--- TO DO ---
Nothing outside the lines from the one containing "Rebuild this chart" through the one containing "return np.interp(w, weight_edges, col_edges)" should be copied, and no pictures either. Copy those lines exactly.

[Records with drawing code]
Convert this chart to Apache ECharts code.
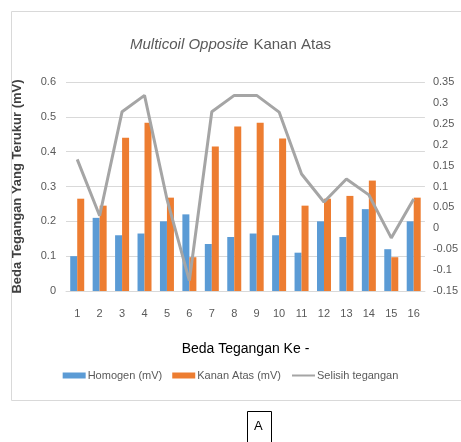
<!DOCTYPE html>
<html>
<head>
<meta charset="utf-8">
<script src="https://cdn.jsdelivr.net/npm/echarts@6/dist/echarts.min.js"></script>
<style>
  html, body { margin: 0; padding: 0; background: #fff; }
  #chart { width: 461px; height: 442px; }
</style>
</head>
<body>
<div id="chart"></div>
<script>
// data
const categories = ['1', '2', '3', '4', '5', '6', '7', '8', '9', '10', '11', '12', '13', '14', '15', '16']
const homogen = [0.10, 0.21, 0.16, 0.165, 0.20, 0.22, 0.135, 0.155, 0.165, 0.16, 0.11, 0.20, 0.155, 0.235, 0.12, 0.20]
const kananAtas = [0.265, 0.245, 0.44, 0.483, 0.268, 0.097, 0.415, 0.472, 0.483, 0.438, 0.245, 0.265, 0.273, 0.317, 0.097, 0.268]
const selisih = [0.165, 0.03, 0.279, 0.318, 0.07, -0.125, 0.279, 0.318, 0.318, 0.278, 0.13, 0.063, 0.118, 0.08, -0.023, 0.07]

const chart = echarts.init(document.getElementById('chart'))
const fontFamily = '"Liberation Sans", "Open Sans", sans-serif'

chart.setOption({
  animation: false,
  textStyle: { fontFamily: fontFamily },
  title: {
    text: '{i|Multicoil Opposite} {n|Kanan Atas}',
    left: 'center',
    top: 31,
    textStyle: {
      rich: {
        i: { fontSize: 15, fontStyle: 'italic', fontWeight: 'normal', color: '#595959', fontFamily: fontFamily },
        n: { fontSize: 15, fontWeight: 'normal', color: '#595959', fontFamily: fontFamily }
      }
    }
  },
  graphic: [
    {
      type: 'rect',
      shape: { x: 11.5, y: 11.5, width: 470, height: 389 },
      style: { fill: 'none', stroke: '#d9d9d9', lineWidth: 1 }
    },
    {
      type: 'rect',
      shape: { x: 247.5, y: 411.5, width: 24, height: 40 },
      style: { fill: '#fff', stroke: '#000', lineWidth: 1 }
    },
    {
      type: 'text',
      left: 254,
      top: 420,
      style: { text: 'A', fontSize: 13, fill: '#000', fontFamily: fontFamily }
    }
  ],
  legend: {
    bottom: 56,
    left: 'center',
    itemWidth: 23,
    itemHeight: 6,
    itemGap: 10,
    textStyle: { fontSize: 11, color: '#595959', padding: [0, 0, 0, -3] },
    data: [
      { name: 'Homogen (mV)', icon: 'rect' },
      { name: 'Kanan Atas (mV)', icon: 'rect' },
      { name: 'Selisih tegangan', itemStyle: { opacity: 0 } }
    ]
  },
  grid: {
    left: 66,
    right: 34,
    top: 82,
    bottom: 151
  },
  xAxis: {
    type: 'category',
    data: categories,
    name: 'Beda Tegangan Ke -',
    nameLocation: 'middle',
    nameGap: 51,
    nameTextStyle: { fontSize: 14, color: '#000' },
    axisLine: { lineStyle: { color: '#d9d9d9' } },
    axisTick: { show: false },
    axisLabel: { fontSize: 11, color: '#595959', margin: 17 }
  },
  yAxis: [
    {
      type: 'value',
      min: 0,
      max: 0.6,
      interval: 0.1,
      name: 'Beda Tegangan Yang Terukur (mV)',
      nameLocation: 'middle',
      nameGap: 42,
      nameTextStyle: { fontSize: 13, fontWeight: 'bold', color: '#404040' },
      axisLine: { show: false },
      axisTick: { show: false },
      axisLabel: { fontSize: 11, color: '#595959', margin: 10 },
      splitLine: { lineStyle: { color: '#d9d9d9' } }
    },
    {
      type: 'value',
      min: -0.15,
      max: 0.35,
      interval: 0.05,
      axisLine: { show: false },
      axisTick: { show: false },
      axisLabel: { fontSize: 11, color: '#595959', margin: 8 },
      splitLine: { show: false }
    }
  ],
  series: [
    {
      name: 'Homogen (mV)',
      type: 'bar',
      data: homogen,
      barWidth: 7,
      barGap: '0%',
      itemStyle: { color: '#5B9BD5' }
    },
    {
      name: 'Kanan Atas (mV)',
      type: 'bar',
      data: kananAtas,
      barWidth: 7,
      itemStyle: { color: '#ED7D31' }
    },
    {
      name: 'Selisih tegangan',
      type: 'line',
      yAxisIndex: 1,
      data: selisih,
      symbol: 'none',
      lineStyle: { color: '#A5A5A5', width: 3 },
      itemStyle: { color: '#A5A5A5' }
    }
  ]
})
</script>
</body>
</html>
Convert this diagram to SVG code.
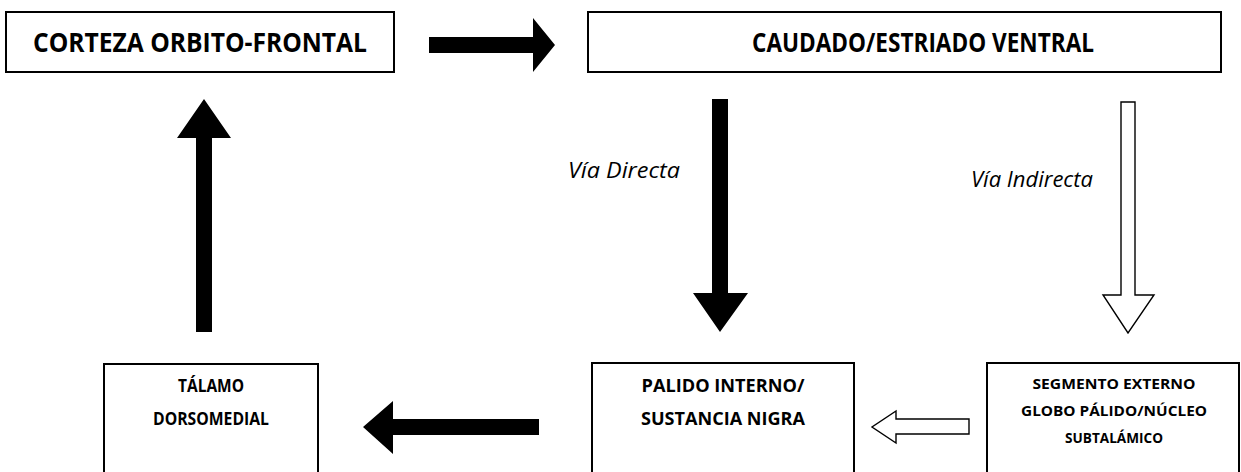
<svg xmlns="http://www.w3.org/2000/svg" width="1241" height="472" viewBox="0 0 1241 472">
<style>
.box{fill:#fff;stroke:#000;stroke-width:2}
.t{font-family:"Open Sans","Liberation Sans",sans-serif;font-weight:bold;fill:#000;text-anchor:middle}
.big{font-size:27px}
.mid{font-size:17px}
.sm{font-size:14px}
.lbl{font-family:"Open Sans","Liberation Sans",sans-serif;font-style:italic;font-size:21px;fill:#000}
.solid{fill:#000;stroke:none}
.hollow{fill:#fff;stroke:#000;stroke-width:1.4}
</style>
<rect width="1241" height="472" fill="#fff"/>
<g id="corteza">
<rect class="box" x="6" y="12" width="388" height="60"/>
<text class="t big" x="200" y="52" textLength="334" lengthAdjust="spacingAndGlyphs">CORTEZA ORBITO-FRONTAL</text>
</g>
<g id="caudado">
<rect class="box" x="588" y="12" width="633" height="60"/>
<text class="t big" x="923" y="52" textLength="342" lengthAdjust="spacingAndGlyphs">CAUDADO/ESTRIADO VENTRAL</text>
</g>
<g id="talamo">
<rect class="box" x="104" y="364" width="214" height="130"/>
<text class="t mid" x="211" y="392" textLength="66" lengthAdjust="spacingAndGlyphs">TÁLAMO</text>
<text class="t mid" x="211" y="425" textLength="116" lengthAdjust="spacingAndGlyphs">DORSOMEDIAL</text>
</g>
<g id="palido">
<rect class="box" x="592" y="363" width="262" height="130"/>
<text class="t mid" x="723" y="392" textLength="163" lengthAdjust="spacingAndGlyphs">PALIDO INTERNO/</text>
<text class="t mid" x="723" y="425" textLength="164" lengthAdjust="spacingAndGlyphs">SUSTANCIA NIGRA</text>
</g>
<g id="segmento">
<rect class="box" x="987" y="363" width="252" height="130"/>
<text class="t sm" x="1114" y="389" textLength="163" lengthAdjust="spacingAndGlyphs">SEGMENTO EXTERNO</text>
<text class="t sm" x="1114" y="416" textLength="186" lengthAdjust="spacingAndGlyphs">GLOBO PÁLIDO/NÚCLEO</text>
<text class="t sm" x="1114" y="443" textLength="98" lengthAdjust="spacingAndGlyphs">SUBTALÁMICO</text>
</g>
<g id="connectors">
<polygon class="solid" points="429,37 533,37 533,18 555,45 533,72 533,53 429,53"/>
<polygon class="solid" points="712,99 728,99 728,293 748,293 720,332 693,293 712,293"/>
<polygon class="hollow" points="1121,102 1135,102 1135,295 1154,295 1128,333 1103,295 1121,295"/>
<polygon class="solid" points="196,332 212,332 212,138 231,138 204,99 177,138 196,138"/>
<polygon class="solid" points="539,419 539,435 393,435 393,454 363,427 393,401 393,419"/>
<polygon class="hollow" points="969,419 969,434 896,434 896,443 872,427 896,411 896,419"/>
<text class="lbl" x="568" y="178" textLength="112" lengthAdjust="spacingAndGlyphs">Vía Directa</text>
<text class="lbl" x="971" y="187" textLength="122" lengthAdjust="spacingAndGlyphs">Vía Indirecta</text>
</g>
</svg>
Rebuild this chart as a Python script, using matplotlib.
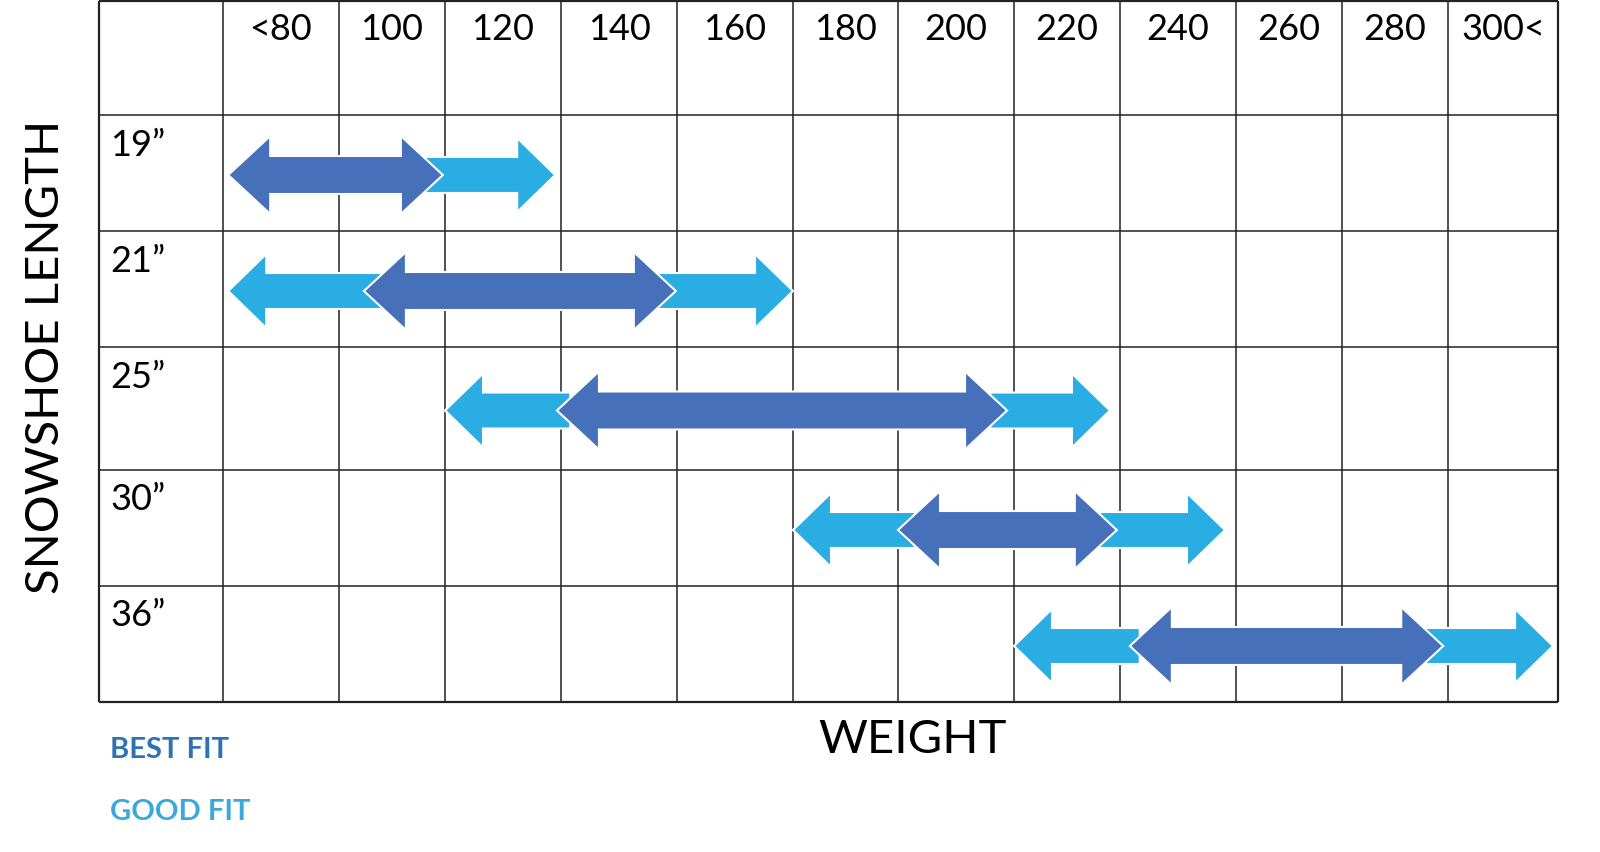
import numpy as np
import matplotlib.pyplot as plt
from matplotlib.patches import Polygon

plt.rcParams['font.family'] = ['Lato', 'DejaVu Sans']

# data
weight_labels = ['<80', '100', '120', '140', '160', '180', '200', '220', '240', '260', '280', '300<']
lengths = ['19\u201d', '21\u201d', '25\u201d', '30\u201d', '36\u201d']
best_fit = [(70.9, 109.6), (94.7, 149.8), (129.3, 208.8), (190.0, 229.4), (231.7, 289.1)]
good_low = [None, (70.9, 99.6), (110.0, 131.6), (170.0, 192.9), (210.0, 233.4)]
good_high = [(106.2, 129.0), (146.2, 170.0), (205.9, 228.1), (226.2, 248.1), (285.7, 309.1)]

# layout of the table (pixel positions of the cell edges)
col_edges = [99, 223, 339, 445, 561, 677, 793, 898, 1014, 1120, 1236, 1342, 1448, 1558]
row_edges = [1, 115, 231, 347, 470, 586, 702]
weight_edges = [50 + 20 * i for i in range(len(col_edges))]

dark = '#4670BA'
light = '#2AADE3'


def wx(w):
    return np.interp(w, weight_edges, col_edges)


def double_arrow(x0, x1, yc, H=78, s=38, h=42):
    return [(x0, yc), (x0 + h, yc - H / 2), (x0 + h, yc - s / 2), (x1 - h, yc - s / 2),
            (x1 - h, yc - H / 2), (x1, yc), (x1 - h, yc + H / 2), (x1 - h, yc + s / 2),
            (x0 + h, yc + s / 2), (x0 + h, yc + H / 2)]


def single_arrow(x0, x1, yc, H=74, s=36, h=38, left=False):
    if left:
        return [(x0, yc), (x0 + h, yc - H / 2), (x0 + h, yc - s / 2), (x1, yc - s / 2),
                (x1, yc + s / 2), (x0 + h, yc + s / 2), (x0 + h, yc + H / 2)]
    return [(x0, yc - s / 2), (x1 - h, yc - s / 2), (x1 - h, yc - H / 2), (x1, yc),
            (x1 - h, yc + H / 2), (x1 - h, yc + s / 2), (x0, yc + s / 2)]


fig = plt.figure(figsize=(16, 8.52), dpi=100)
ax = fig.add_axes([0, 0, 1, 1])
ax.set_xlim(0, 1600)
ax.set_ylim(852, 0)
ax.axis('off')

# grid
ax.vlines(col_edges[1:-1], row_edges[0], row_edges[-1], color='#222222', lw=1.1)
ax.hlines(row_edges[1:-1], col_edges[0], col_edges[-1], color='#222222', lw=1.1)
ax.vlines([col_edges[0], col_edges[-1]], row_edges[0], row_edges[-1], color='#222222', lw=1.6)
ax.hlines([row_edges[0], row_edges[-1]], col_edges[0], col_edges[-1], color='#222222', lw=1.6)

# header
for i, lab in enumerate(weight_labels):
    xc = (col_edges[i + 1] + col_edges[i + 2]) / 2
    ax.text(xc, 30, lab, ha='center', va='center', fontsize=26, color='black')

for j, lab in enumerate(lengths):
    ax.text(110, row_edges[j + 1] + 30, lab, ha='left', va='center', fontsize=26, color='black')

# arrows
for j in range(len(lengths)):
    yc = (row_edges[j + 1] + row_edges[j + 2]) / 2 + 2
    if good_low[j] is not None:
        a, b = good_low[j]
        ax.add_patch(Polygon(single_arrow(wx(a), wx(b), yc, left=True), closed=True,
                             fc=light, ec='white', lw=1.5, zorder=3))
    a, b = good_high[j]
    ax.add_patch(Polygon(single_arrow(wx(a), wx(b), yc), closed=True,
                         fc=light, ec='white', lw=1.5, zorder=3))
    a, b = best_fit[j]
    ax.add_patch(Polygon(double_arrow(wx(a), wx(b), yc), closed=True,
                         fc=dark, ec='white', lw=1.5, zorder=4))

# axis titles
ax.text(46, 357, 'SNOWSHOE LENGTH', rotation=90, ha='center', va='center', fontsize=34)
ax.text(912, 740, 'WEIGHT', ha='center', va='center', fontsize=34)

# legend text
ax.text(110, 750, 'BEST FIT', ha='left', va='center', fontsize=21, fontweight='bold', color='#2E72B4')
ax.text(110, 812, 'GOOD FIT', ha='left', va='center', fontsize=21, fontweight='bold', color='#3BA8DA')

fig.savefig('out.png', dpi=100)
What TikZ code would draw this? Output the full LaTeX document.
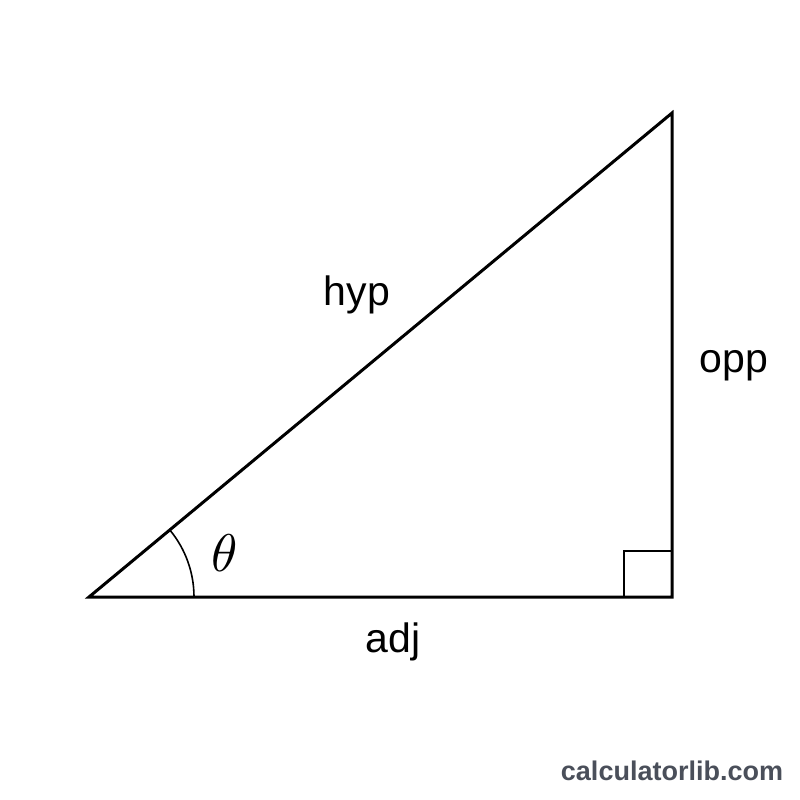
\documentclass[tikz,border=0pt]{standalone}
\usepackage{graphicx}
\usepackage{fontspec}
\setmainfont{Liberation Sans}
\definecolor{brand}{HTML}{4A4F5A}
\begin{document}
\begin{tikzpicture}[x=1pt,y=-1pt,
  side/.style={line width=3pt,line join=miter,line cap=rect},
  lbl/.style={anchor=base,inner sep=0pt,font=\fontsize{41}{45}\selectfont}]
\useasboundingbox (0,0) rectangle (800,800);
\fill[white] (0,0) rectangle (800,800);
\coordinate (A) at (89,597);
\coordinate (B) at (672,597);
\coordinate (C) at (672,113);
\draw[side] (A) -- (B) -- (C) -- cycle;
\coordinate (R1) at (624,597);
\coordinate (R2) at (624,551);
\coordinate (R3) at (672,551);
\draw[line width=2.5pt] (R1) -- (R2) -- (R3);
\draw[line width=1.6pt] ([xshift=105pt]A) arc[start angle=0,end angle=39.7,radius=105pt];
\node[anchor=base,inner sep=0pt] (theta) at (225,571) {\scalebox{5.3}{$\theta$}};
\node[lbl] (hyp) at (357,305) {hyp};
\node[lbl] (opp) at (734,372) {opp};
\node[lbl] (adj) at (393,652) {adj};
\node[anchor=base,inner sep=0pt,text=brand,font=\fontsize{27}{30}\selectfont\bfseries] (brandtxt) at (672,780) {calculatorlib.com};
\end{tikzpicture}
\end{document}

--- EXERCISE OUTPUT ---
Rebuild this chart as a Python script, using matplotlib.
import numpy as np
import matplotlib.pyplot as plt
from matplotlib.patches import Polygon

plt.rcParams['font.family'] = ['Lato', 'DejaVu Sans']

# data
weight_labels = ['<80', '100', '120', '140', '160', '180', '200', '220', '240', '260', '280', '300<']
lengths = ['19\u201d', '21\u201d', '25\u201d', '30\u201d', '36\u201d']
best_fit = [(70.9, 109.6), (94.7, 149.8), (129.3, 208.8), (190.0, 229.4), (231.7, 289.1)]
good_low = [None, (70.9, 99.6), (110.0, 131.6), (170.0, 192.9), (210.0, 233.4)]
good_high = [(106.2, 129.0), (146.2, 170.0), (205.9, 228.1), (226.2, 248.1), (285.7, 309.1)]

# layout of the table (pixel positions of the cell edges)
col_edges = [99, 223, 339, 445, 561, 677, 793, 898, 1014, 1120, 1236, 1342, 1448, 1558]
row_edges = [1, 115, 231, 347, 470, 586, 702]
weight_edges = [50 + 20 * i for i in range(len(col_edges))]

dark = '#4670BA'
light = '#2AADE3'


def wx(w):
    return np.interp(w, weight_edges, col_edges)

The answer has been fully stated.